Paris, le 30 octobre.
« Nous, socialistes, nous félicitons donc de ce projet de loi. », cette citation de la sénatrice Catherine Tasca résume l’approbation que la ministre de la culture, Christine Albanel, a reçu hier de la quasi totalité du Sénat sur le projet de loi « création et internet ».
Seuls le rapporteur pour avis de la commission des affaires économiques, Bruno Retailleau (non-inscrit), et la sénatrice des Verts, Alima Boumediene-Thiery (rattachée au groupe socialiste), ont dépeint avec justesse la problématique de la création culturelle à l’âge d’Internet, s’appuyant sur le principe de neutralité : « Les réseaux ne doivent pas avoir d’autorité sur les contenus. »
Mais ces quelques interventions courageuses n’auront pas eu d’impact sur les représentants des principaux partis politiques. Sous le regard approbateur des lobbyistes de la SACD, de Vivendi-Universal, du SNEP, etc., les représentants de tous les principaux partis politiques, entraînés par le rapporteur Thiollière et la sénatrice Tasca, ont collectivement exprimé une position conforme à celle des industries du divertissement. Il n’était question que « d’hémorragie à endiguer » et Internet n’était présenté que comme une « zone de non-droit », Far-West sans foi ni loi qu’il fallait impérativement contrôler.
Dès lors, toute cohérence pouvait être oubliée, tantôt le méchanisme de « riposte graduée » sanctionnait le défaut de protection de l’accès Internet, tantôt il s’ajoutait aux mesures pénales et civiles réprimant la contrefaçon. La ministre pouvait féliciter les sénateurs socialistes de déjuger d’un revers de main simpliste 88% du Parlement européen qui avait voté le 24 septembre dernier un amendement rappelant qu’aucune limitation aux droits et libertés fondamentaux ne peut être prise sans intervention de l’autorité judiciaire. Et Christine Albanel pouvait tenter de se convaincre elle-même que « ce n’est pas la loi des majors, pas des artistes les plus réputés, pas celle des multinationales ».

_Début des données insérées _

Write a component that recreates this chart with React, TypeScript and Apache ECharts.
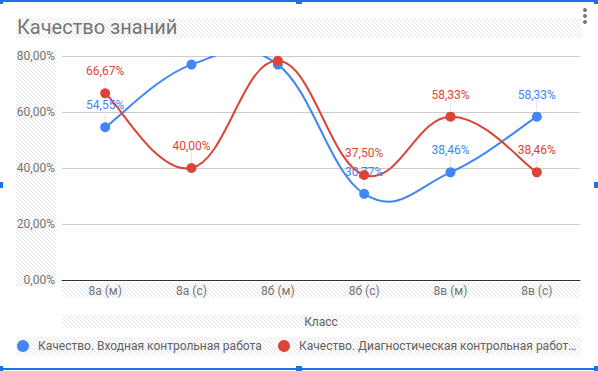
import React, { useEffect, useRef } from "react";
import * as echarts from "echarts";

const TITLE = "Качество знаний";
const X_TITLE = "Класс";
const CATEGORIES = ["8а (м)", "8а (с)", "8б (м)", "8б (с)", "8в (м)", "8в (с)"];
const SERIES_NAMES = [
  "Качество. Входная контрольная работа",
  "Качество. Диагностическая контрольная работа",
];
const ENTRY_VALUES = [54.55, 76.92, 76.92, 30.77, 38.46, 58.33];
const DIAG_VALUES = [66.67, 40.0, 78.26, 37.5, 58.33, 38.46];
const Y_TICKS = [0, 20, 40, 60, 80];
const COLORS = ["#4285f4", "#db4437"];

const fmt = (v: number) => v.toFixed(2).replace(".", ",") + "%";

const hatchSvg =
  "<svg xmlns='http://www.w3.org/2000/svg' width='4' height='4'>" +
  "<path d='M-1,-1 L5,5 M-1,3 L1,5 M3,-1 L5,1' stroke='#e3e3e3' stroke-width='1'/></svg>";
const hatchUrl = "data:image/svg+xml;charset=utf-8," + encodeURIComponent(hatchSvg);

function truncate(text: string, maxW: number, font: string): string {
  let ctx: CanvasRenderingContext2D | null = null;
  try {
    ctx = document.createElement("canvas").getContext("2d");
  } catch (e) {
    ctx = null;
  }
  const measure = (s: string) => {
    if (ctx) {
      ctx.font = font;
      return ctx.measureText(s).width;
    }
    return s.length * 6.2;
  };
  if (measure(text) <= maxW) return text;
  let s = text;
  while (s.length > 1 && measure(s) > maxW) s = s.slice(0, -1);
  return s + "…";
}

export default function App() {
  const ref = useRef<HTMLDivElement>(null);
  useEffect(() => {
    document.body.style.margin = "0";
    const chart = echarts.init(ref.current!, null, { renderer: "svg" });
    const hatchFill: any = { image: hatchUrl, repeat: "repeat", imageWidth: 4, imageHeight: 4 };
    const hatch = (x: number, y: number, w: number, h: number) => ({
      type: "rect",
      z: -10,
      silent: true,
      shape: { x, y, width: w, height: h },
      style: { fill: hatchFill },
    });
    const blue = "#1a73e8";
    const handle = (cx: number, cy: number) => ({
      type: "rect",
      z: 100,
      shape: { x: cx - 3, y: cy - 3, width: 6, height: 6 },
      style: { fill: blue },
    });
    const LABEL_MAX = 72;
    const makeData = (vals: number[]) =>
      vals.map((v) => ({
        value: v,
        label: { show: v < LABEL_MAX },
      }));
    const font = "Roboto, 'Noto Sans', sans-serif";
    const K = 0.2;
    const curveSeries = (vals: number[], color: string, z: number) => ({
      type: "custom",
      clip: true,
      z,
      silent: true,
      data: vals.map((v, i) => [i, v]),
      encode: { x: 0, y: 1 },
      renderItem: (params: any, api: any) => {
        const i = params.dataIndex;
        const n = vals.length;
        const c = (j: number) => {
          const k = Math.max(0, Math.min(n - 1, j));
          return api.coord([k, vals[k]]);
        };
        const p1 = c(i);
        const cs = params.coordSys;
        const children: any[] = [];
        if (vals[i] < LABEL_MAX) {
          children.push({
            type: "line",
            shape: { x1: p1[0], y1: p1[1] - 17, x2: p1[0], y2: p1[1] - 4 },
            style: { stroke: "#e6e6e6", lineWidth: 1 },
          });
        }
        if (i < n - 1) {
          const p0 = c(i - 1), p2 = c(i + 1), p3 = c(i + 2);
          const cp1 = [p1[0] + (p2[0] - p0[0]) * K, p1[1] + (p2[1] - p0[1]) * K];
          const cp2 = [p2[0] - (p3[0] - p1[0]) * K, p2[1] - (p3[1] - p1[1]) * K];
          children.push({
            type: "path",
            shape: {
              pathData: `M${p1[0]},${p1[1]} C${cp1[0]},${cp1[1]} ${cp2[0]},${cp2[1]} ${p2[0]},${p2[1]}`,
            },
            clipPath: { type: "rect", shape: { x: cs.x, y: cs.y, width: cs.width, height: cs.height } },
            style: { fill: "none", stroke: color, lineWidth: 2 },
          });
        }
        return { type: "group", children };
      },
    });
    const legendX = [17, 278];
    const legendFontStr = "12px Roboto";
    chart.setOption({
      animation: false,
      textStyle: { fontFamily: font },
      title: {
        text: TITLE,
        left: 17,
        top: 17,
        padding: 0,
        textStyle: { fontSize: 20, fontWeight: "normal", color: "#757575", fontFamily: font },
      },
      grid: { left: 62, right: 18, top: 56, bottom: 91 },
      xAxis: {
        type: "category",
        data: CATEGORIES,
        boundaryGap: true,
        axisLine: { lineStyle: { color: "#333", width: 1 } },
        axisTick: { show: false },
        axisLabel: { color: "#757575", fontSize: 12, margin: 5, fontFamily: font },
        name: X_TITLE,
        nameLocation: "middle",
        nameGap: 36,
        nameTextStyle: { color: "#5f5f5f", fontSize: 12, fontFamily: font },
      },
      yAxis: {
        type: "value",
        min: Y_TICKS[0],
        max: Y_TICKS[Y_TICKS.length - 1],
        interval: Y_TICKS[1] - Y_TICKS[0],
        axisLine: { show: false },
        axisTick: { show: false },
        splitLine: { lineStyle: { color: "#cccccc", width: 1 } },
        axisLabel: { color: "#757575", fontSize: 12, margin: 7, formatter: (v: number) => fmt(v), fontFamily: font },
      },
      series: [
        curveSeries(ENTRY_VALUES, COLORS[0], 2),
        curveSeries(DIAG_VALUES, COLORS[1], 3),
        ...[ENTRY_VALUES, DIAG_VALUES].map((vals, i) => ({
          name: SERIES_NAMES[i],
          type: "line",
          data: makeData(vals),
          clip: true,
          symbol: "circle",
          symbolSize: 10,
          itemStyle: { color: COLORS[i] },
          lineStyle: { width: 0, opacity: 0 },
          label: {
            position: "top",
            distance: 11,
            color: COLORS[i],
            fontSize: 12,
            fontFamily: font,
            formatter: (p: any) => fmt(p.value),
          },
          z: 4 + i,
        })),
      ],
      graphic: [
        hatch(16, 18, 565, 20),
        hatch(16, 50, 40, 237),
        hatch(62, 283, 518, 15),
        hatch(62, 315, 518, 13),
        hatch(16, 337, 565, 18),
        ...SERIES_NAMES.flatMap((name, i) => [
          {
            type: "circle",
            z: 50,
            shape: { cx: legendX[i] + 6, cy: 346, r: 6 },
            style: { fill: COLORS[i] },
          },
          {
            type: "text",
            z: 50,
            x: legendX[i] + 21,
            y: 346,
            style: {
              text: truncate(name, 271, legendFontStr),
              fill: "#616161",
              fontSize: 12,
              fontFamily: font,
              verticalAlign: "middle",
            },
          },
        ]),
        { type: "circle", z: 100, shape: { cx: 585, cy: 10, r: 2 }, style: { fill: "#757575" } },
        { type: "circle", z: 100, shape: { cx: 585, cy: 16, r: 2 }, style: { fill: "#757575" } },
        { type: "circle", z: 100, shape: { cx: 585, cy: 22, r: 2 }, style: { fill: "#757575" } },
        { type: "rect", z: 100, shape: { x: 0, y: 0, width: 597, height: 2 }, style: { fill: blue } },
        { type: "rect", z: 100, shape: { x: 0, y: 368, width: 597, height: 2 }, style: { fill: blue } },
        handle(0, 1),
        handle(299, 1),
        handle(597, 1),
        handle(0, 185),
        handle(597, 185),
        handle(0, 369),
        handle(299, 369),
        handle(597, 369),
      ],
    });
    return () => chart.dispose();
  }, []);
  return <div ref={ref} style={{ width: 598, height: 371 }} />;
}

Et alors que tous les orateurs ont récité le texte qu’ils lisaient, le rapporteur pour avis Bruno Retailleau n’a pas eu besoin de note pour rappeler quelques vérités comme cette citation de Victor Hugo : « Le livre, comme livre, appartient à l’auteur, mais comme pensée, il appartient au genre humain. Toutes les intelligences y ont droit. Si l’un des deux droits, le droit de l’écrivain et le droit de l’esprit humain, devait être sacrifié, ce serait, certes, le droit de l’écrivain. »
Mais les fondements du dispositif de « riposte graduée » n’ont nullement été critiqués, et tout laisse penser que le texte sera voté en l’état, le 5 novembre prochain. Il n’a nulle part été question d’apporter de rémunérations supplémentaires aux créateurs.
Ce spectacle navrant donna aux milliers d’internautes qui suivent attentivement le dossier une image pathétique de l’échiquier politique français : un parti socialiste aligné sur la position rétrograde du président Sarkozy. Au final, les citoyens auront pu observer des clivages qui ne suivent pas les lignes politiques habituelles mais plutôt la capacité des élus de vivre avec leur temps.